The paper pinpoints critical nuclear masses impacting X-ray burst predictions and demonstrates how reducing these uncertainties can refine astrophysical models.

Findings

Three nuclear masses affect light curves in typical bursts.

Multiple masses significantly influence final composition.

Improved mass measurements can enhance model predictions.

Abstract

X-ray burst model predictions of light curves and final composition of the nuclear ashes are affected by uncertain nuclear masses. However, not all of these masses are determined experimentally with sufficient accuracy. Here we identify remaining nuclear mass uncertainties in X-ray burst models using a one zone model that takes into account the changes in temperature and density evolution caused by changes in the nuclear physics.

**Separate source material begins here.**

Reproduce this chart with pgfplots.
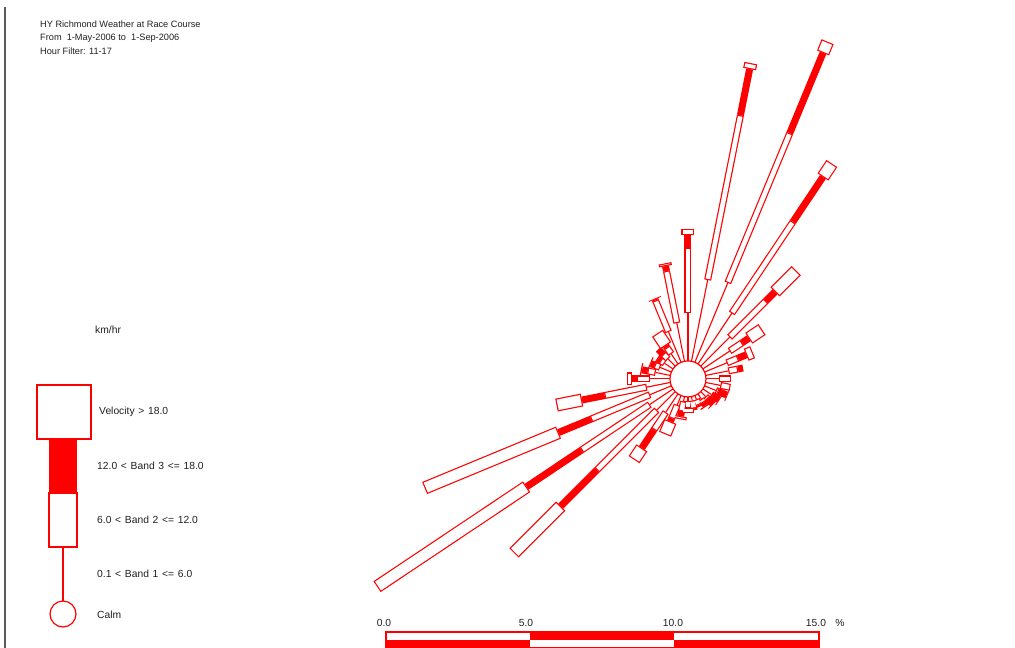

Two types of bursts are investigated - a typical mixed H/He burst with a limited rp-process and an extreme mixed H/He burst with an extended rp-process. When allowing for a 3$\sigma$ variation only three remaining nuclear mass uncertainties affect the light curve predictions of a typical H/He burst ($^{27}$P, $^{61}$Ga, and $^{65}$As), and only three additional masses affect the composition strongly ($^{80}$Zr, $^{81}$Zr, and $^{82}$Nb). A larger number of mass uncertainties remains to be addressed for the extreme H/He burst with the most important being $^{58}$Zn, $^{61}$Ga, $^{62}$Ge, $^{65}$As, $^{66}$Se, $^{78}$Y, $^{79}$Y, $^{79}$Zr, $^{80}$Zr, $^{81}$Zr, $^{82}$Zr, $^{82}$Nb, $^{83}$Nb, $^{86}$Tc, $^{91}$Rh, $^{95}$Ag, $^{98}$Cd, $^{99}$In, $^{100}$In, and $^{101}$In. The smallest mass uncertainty that still impacts composition significantly when varied by 3$\sigma$ is $^{85}$Mo with 16 keV uncertainty. For one of the identified masses, $^{27}$P, we use the isobaric mass multiplet equation (IMME) to improve the mass uncertainty, obtaining an atomic mass excess of -716(7) keV. The results provide a roadmap for future experiments at advanced rare isotope beam facilities, where all the identified nuclides are expected to be within reach for precision mass measurements.